## start

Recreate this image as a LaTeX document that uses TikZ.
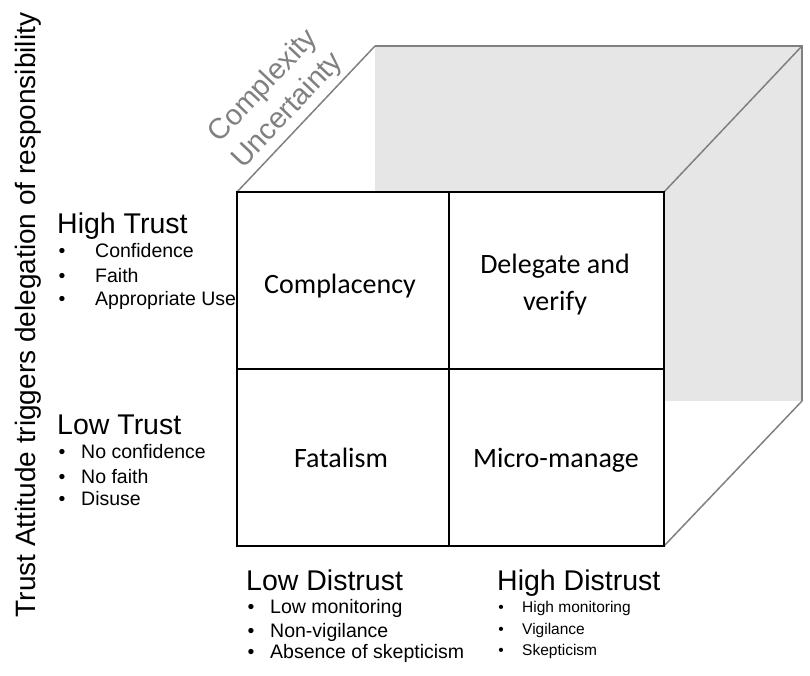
\documentclass[tikz,border=0pt]{standalone}
\usepackage{fontspec}
\setmainfont{Liberation Sans}
\newfontfamily\cellfont{Carlito}
\definecolor{edgegray}{HTML}{808080}
\definecolor{facegray}{HTML}{E6E6E6}
\begin{document}
\begin{tikzpicture}[x=1pt,y=-1pt,
  frontline/.style={line width=1.5pt,draw=black},
  backline/.style={line width=1.5pt,draw=edgegray},
  celltext/.style={font=\cellfont\fontsize{28}{37}\selectfont,inner sep=0pt,align=center},
  heading/.style={font=\fontsize{28.5}{34}\selectfont,inner sep=0pt,anchor=base west},
  item/.style={font=\fontsize{19.5}{23}\selectfont,inner sep=0pt,anchor=base west},
  smallitem/.style={font=\fontsize{15.5}{19}\selectfont,inner sep=0pt,anchor=base west},
  dot/.style={inner sep=0pt,anchor=base},
  depthtext/.style={font=\fontsize{29}{34}\selectfont,text=edgegray,rotate=46.6,inner sep=0pt}]
\useasboundingbox (0,0) rectangle (810,675);

% cube corners
\coordinate (bTL) at (375,46);
\coordinate (bTR) at (802,46);
\coordinate (bBR) at (802,401);
\coordinate (fTL) at (237,192);
\coordinate (fTR) at (664,192);
\coordinate (fBR) at (664,546);
\coordinate (fBL) at (237,546);
\coordinate (mT) at (449,192);
\coordinate (mB) at (449,546);
\coordinate (mL) at (237,369);
\coordinate (mR) at (664,369);

% back face and receding edges
\fill[facegray] (bTL) rectangle (bBR);
\draw[backline] (bTL) -- (bTR) -- (bBR);
\draw[backline] (fTL) -- (bTL) (fTR) -- (bTR) (fBR) -- (bBR);

% front face split into four quadrants
\filldraw[frontline,fill=white] (fTL) rectangle (fBR);
\draw[frontline] (mT) -- (mB) (mL) -- (mR);

% quadrant labels
\node[celltext,anchor=base] (complacency) at (340,293) {Complacency};
\node[celltext] (delegate) at (555,285) {Delegate and\\verify};
\node[celltext,anchor=base] (fatalism) at (341,467) {Fatalism};
\node[celltext,anchor=base] (micro) at (556,467) {Micro-manage};

% vertical axis title
\node[font=\fontsize{28}{34}\selectfont,rotate=90,inner sep=0pt] (axis) at (28,315)
  {Trust Attitude triggers delegation of responsibility};

% depth axis title, one line each
\node[depthtext] (complexity) at (263.5,86.5) {Complexity};
\node[depthtext] (uncertainty) at (288,111) {Uncertainty};

% high trust
\node[heading] (hightrust) at (57,233) {High Trust};
\node[item,dot] (ht1b) at (62,257) {•};
\node[item] (ht1) at (95,257) {Confidence};
\node[item,dot] (ht2b) at (62,282) {•};
\node[item] (ht2) at (95,282) {Faith};
\node[item,dot] (ht3b) at (62,305) {•};
\node[item] (ht3) at (95,305) {Appropriate Use};

% low trust
\node[heading] (lowtrust) at (57,434) {Low Trust};
\node[item,dot] (lt1b) at (62,458) {•};
\node[item] (lt1) at (81,458) {No confidence};
\node[item,dot] (lt2b) at (62,483) {•};
\node[item] (lt2) at (81,483) {No faith};
\node[item,dot] (lt3b) at (62,505) {•};
\node[item] (lt3) at (81,505) {Disuse};

% low distrust
\node[heading] (lowdistrust) at (246,590) {Low Distrust};
\node[item,dot] (ld1b) at (251,613) {•};
\node[item] (ld1) at (270,613) {Low monitoring};
\node[item,dot] (ld2b) at (251,637) {•};
\node[item] (ld2) at (270,637) {Non-vigilance};
\node[item,dot] (ld3b) at (251,658) {•};
\node[item] (ld3) at (270,658) {Absence of skepticism};

% high distrust
\node[heading] (highdistrust) at (497,590) {High Distrust};
\node[smallitem,dot] (hd1b) at (501,612) {•};
\node[smallitem] (hd1) at (522,612) {High monitoring};
\node[smallitem,dot] (hd2b) at (501,634) {•};
\node[smallitem] (hd2) at (522,634) {Vigilance};
\node[smallitem,dot] (hd3b) at (501,655) {•};
\node[smallitem] (hd3) at (522,655) {Skepticism};
\end{tikzpicture}
\end{document}
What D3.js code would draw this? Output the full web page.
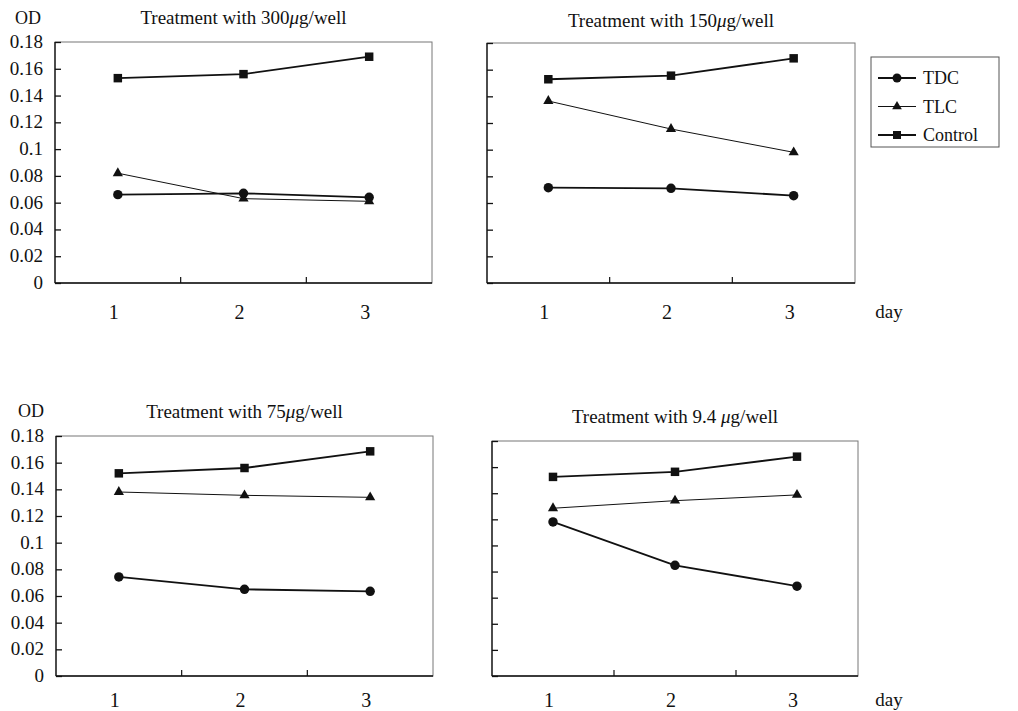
<!DOCTYPE html>
<html>
<head>
<meta charset="utf-8">
<script src="https://d3js.org/d3.v7.min.js"></script>
<style>
  body { margin: 0; background: #fff; }
  svg text { font-family: "Liberation Serif", "DejaVu Serif", serif; fill: #111; }
  .frame { fill: none; stroke: #777; stroke-width: 1; }
  .axis path, .axis line { stroke: #111; stroke-width: 1.3; }
</style>
</head>
<body>
<div id="chart"></div>
<script>
// data (OD per day)
const days = [1, 2, 3];
const yTicks = [0, 0.02, 0.04, 0.06, 0.08, 0.1, 0.12, 0.14, 0.16, 0.18];
const series = ["TDC", "TLC", "Control"];
const doses = ["300", "150", "75", "9.4 "];

const tdc300 = [0.066, 0.067, 0.064];
const tlc300 = [0.082, 0.063, 0.061];
const ctl300 = [0.153, 0.156, 0.169];

const tdc150 = [0.0715, 0.071, 0.0655];
const tlc150 = [0.1365, 0.1155, 0.098];
const ctl150 = [0.1528, 0.1555, 0.1685];

const tdc75 = [0.0743, 0.065, 0.0635];
const tlc75 = [0.138, 0.1355, 0.134];
const ctl75 = [0.152, 0.156, 0.1685];

const tdc94 = [0.118, 0.0848, 0.0688];
const tlc94 = [0.1285, 0.1343, 0.1387];
const ctl94 = [0.1525, 0.1564, 0.168];

const panelData = [
  [tdc300, tlc300, ctl300],
  [tdc150, tlc150, ctl150],
  [tdc75, tlc75, ctl75],
  [tdc94, tlc94, ctl94]
];

// layout of the four boxes
const panels = [
  {x0: 55, x1: 432, y0: 42, y1: 283, labels: true, titleY: 24, odY: 24, tickY: 319},
  {x0: 487, x1: 855, y0: 43, y1: 283, labels: false, titleY: 27, tickY: 319},
  {x0: 56, x1: 433, y0: 436, y1: 676, labels: true, titleY: 418, odY: 417, tickY: 707},
  {x0: 492, x1: 858, y0: 441, y1: 676, labels: false, titleY: 423, tickY: 707}
];

const serif = "'Liberation Serif', 'DejaVu Serif', serif";

const width = 1018, height = 711;
const svg = d3.select("#chart").append("svg")
    .attr("width", width)
    .attr("height", height);

function label(sel, size) {
  return sel.style("font-family", serif).style("font-size", size + "px").attr("fill", "#111");
}

const style = {
  TDC: {shape: d3.symbolCircle, size: 70, lw: 1.8},
  TLC: {shape: d3.symbolTriangle, size: 45, lw: 1},
  Control: {shape: d3.symbolSquare, size: 72, lw: 1.8}
};

panels.forEach(function(p, i) {
  const g = svg.append("g");

  const x = d3.scaleBand().domain(days).range([p.x0, p.x1]);
  const y = d3.scaleLinear().domain([0, 0.18]).range([p.y1, p.y0]);

  // box
  g.append("rect").attr("class", "frame")
      .attr("x", p.x0).attr("y", p.y0)
      .attr("width", p.x1 - p.x0).attr("height", p.y1 - p.y0);

  // y axis, ticks pointing inward
  const ya = g.append("g").attr("class", "axis")
      .attr("transform", "translate(" + p.x0 + ",0)")
      .call(d3.axisRight(y).tickValues(yTicks).tickSize(6).tickFormat(""));
  ya.select(".domain").attr("d", "M0," + p.y0 + "V" + p.y1);

  if (p.labels) {
    label(g.selectAll(".ylab").data(yTicks).enter().append("text")
        .attr("x", p.x0 - 12)
        .attr("y", d => y(d) + 6)
        .attr("text-anchor", "end")
        .text(d => d === 0 ? "0" : String(d)), 19);
    label(g.append("text")
        .attr("x", i === 0 ? 28 : 31).attr("y", p.odY)
        .attr("text-anchor", "middle")
        .text("OD"), 18);
  }

  // x axis: ticks on band boundaries, labels at band centres
  const bounds = [x(2), x(3)];
  g.append("line").attr("x1", p.x0).attr("x2", p.x1)
      .attr("y1", p.y1).attr("y2", p.y1)
      .attr("stroke", "#111").attr("stroke-width", 1.3);
  g.selectAll(".xt").data(bounds).enter().append("line")
      .attr("x1", d => d).attr("x2", d => d)
      .attr("y1", p.y1).attr("y2", p.y1 - 6)
      .attr("stroke", "#111").attr("stroke-width", 1.2);
  label(g.selectAll(".xlab").data(days).enter().append("text")
      .attr("x", d => x(d) + x.bandwidth() / 2 - 4)
      .attr("y", p.tickY)
      .attr("text-anchor", "middle")
      .text(d => d), 20);

  if (!p.labels) {
    label(g.append("text")
        .attr("x", 889).attr("y", p.tickY - 1)
        .attr("text-anchor", "middle")
        .text("day"), 19);
  }

  // title
  const t = label(g.append("text")
      .attr("x", (p.x0 + p.x1) / 2)
      .attr("y", p.titleY)
      .attr("text-anchor", "middle"), 19);
  t.append("tspan").text("Treatment with " + doses[i]);
  t.append("tspan").style("font-style", "italic").text("\u03bc");
  t.append("tspan").text("g/well");

  const line = d3.line()
      .x((d, j) => x(days[j]) + x.bandwidth() / 2)
      .y(d => y(d));

  series.forEach(function(s, k) {
    const vals = panelData[i][k];
    g.append("path").datum(vals)
        .attr("fill", "none")
        .attr("stroke", "#111")
        .attr("stroke-width", style[s].lw)
        .attr("d", line);
    g.selectAll(".m" + k).data(vals).enter().append("path")
        .attr("fill", "#111")
        .attr("transform", (d, j) => "translate(" + (x(days[j]) + x.bandwidth() / 2) + "," + y(d) + ")")
        .attr("d", d3.symbol().type(style[s].shape).size(style[s].size));
  });
});

// legend
const leg = svg.append("g");
leg.append("rect")
    .attr("x", 871).attr("y", 57).attr("width", 128).attr("height", 90)
    .attr("fill", "none").attr("stroke", "#555").attr("stroke-width", 1);
series.forEach(function(s, k) {
  const yy = 78 + k * 28.5;
  leg.append("line").attr("x1", 878).attr("x2", 916)
      .attr("y1", yy).attr("y2", yy)
      .attr("stroke", "#111").attr("stroke-width", style[s].lw);
  leg.append("path")
      .attr("transform", "translate(897," + yy + ")")
      .attr("fill", "#111")
      .attr("d", d3.symbol().type(style[s].shape).size(style[s].size * 0.9));
  label(leg.append("text")
      .attr("x", 923).attr("y", yy + 6)
      .text(s), 18);
});
</script>
</body>
</html>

## end

Objective: Output exactly the lines above, from the line with "What D3.js code" to the line with "const ctl300 = [0.153, 0.156, 0.169];", both included; skip the pictures.

Result of this task:
What D3.js code would draw this? Output the full web page.
<!DOCTYPE html>
<html>
<head>
<meta charset="utf-8">
<script src="https://d3js.org/d3.v7.min.js"></script>
<style>
  body { margin: 0; background: #fff; }
  svg text { font-family: "Liberation Serif", "DejaVu Serif", serif; fill: #111; }
  .frame { fill: none; stroke: #777; stroke-width: 1; }
  .axis path, .axis line { stroke: #111; stroke-width: 1.3; }
</style>
</head>
<body>
<div id="chart"></div>
<script>
// data (OD per day)
const days = [1, 2, 3];
const yTicks = [0, 0.02, 0.04, 0.06, 0.08, 0.1, 0.12, 0.14, 0.16, 0.18];
const series = ["TDC", "TLC", "Control"];
const doses = ["300", "150", "75", "9.4 "];

const tdc300 = [0.066, 0.067, 0.064];
const tlc300 = [0.082, 0.063, 0.061];
const ctl300 = [0.153, 0.156, 0.169];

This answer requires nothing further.